To be honest, my garden is an embarrassment. Sure, it has been yielding a fair share of crops — a zucchini the size of my thigh, for example, and grape tomatoes that are so sweet when you bite into them that they almost taste like candy — but the edges are overgrown with weeds, my corn stalks are pathetically thin, and my pepper plants have been eaten by pests of some sort or another. It was clear to me, and to my friend, that I don’t have the time to maintain a garden.
This is where the already and the not yet come into things. I already have a garden, but I’m not yet ready to take care of it properly. And it isn’t just the garden: as a general rule, I have an already/not yet understanding of most of my life.

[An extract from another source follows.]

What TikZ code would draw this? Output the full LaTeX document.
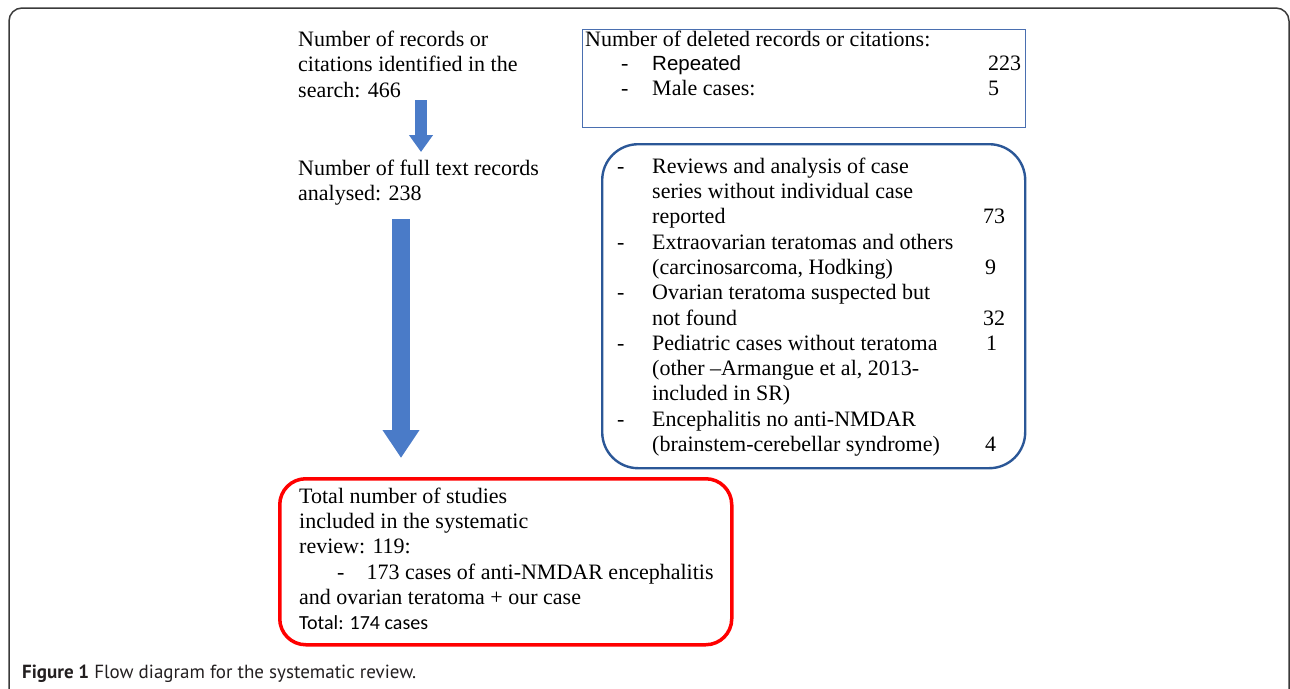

Off the top of my head: I want to be the type of person who gardens. I want to be more responsible with my money. I want to spend more quality time with Becca and Jack. I want to eat local foods, slow down, and take the time to enjoy things. I want to read Lord of the Rings all the way through, just once.
Instead, my garden is a joke, I buy things I don’t need, I spend more evenings working than I do with my family, I eat junk food, speed up, rush through life, and have trouble getting to the end of a pamphlet, much less Tolkien’s tome.
And those are just the superficial things — I didn’t even mention the deeper personal and spiritual things, the ones that really matter.
As far as I can figure, there’s only one thing to do: take hope in the already while working toward the not yet. It’s easy to despair when I take stock of my life (which sometimes seem to be as weedy as my garden) but that won’t get me anywhere. Instead, I need to get my hands dirty and do the slow, steady work of cultivating my life into the life I want it to be.
It’s a pity I’m not yet the type of person who does that.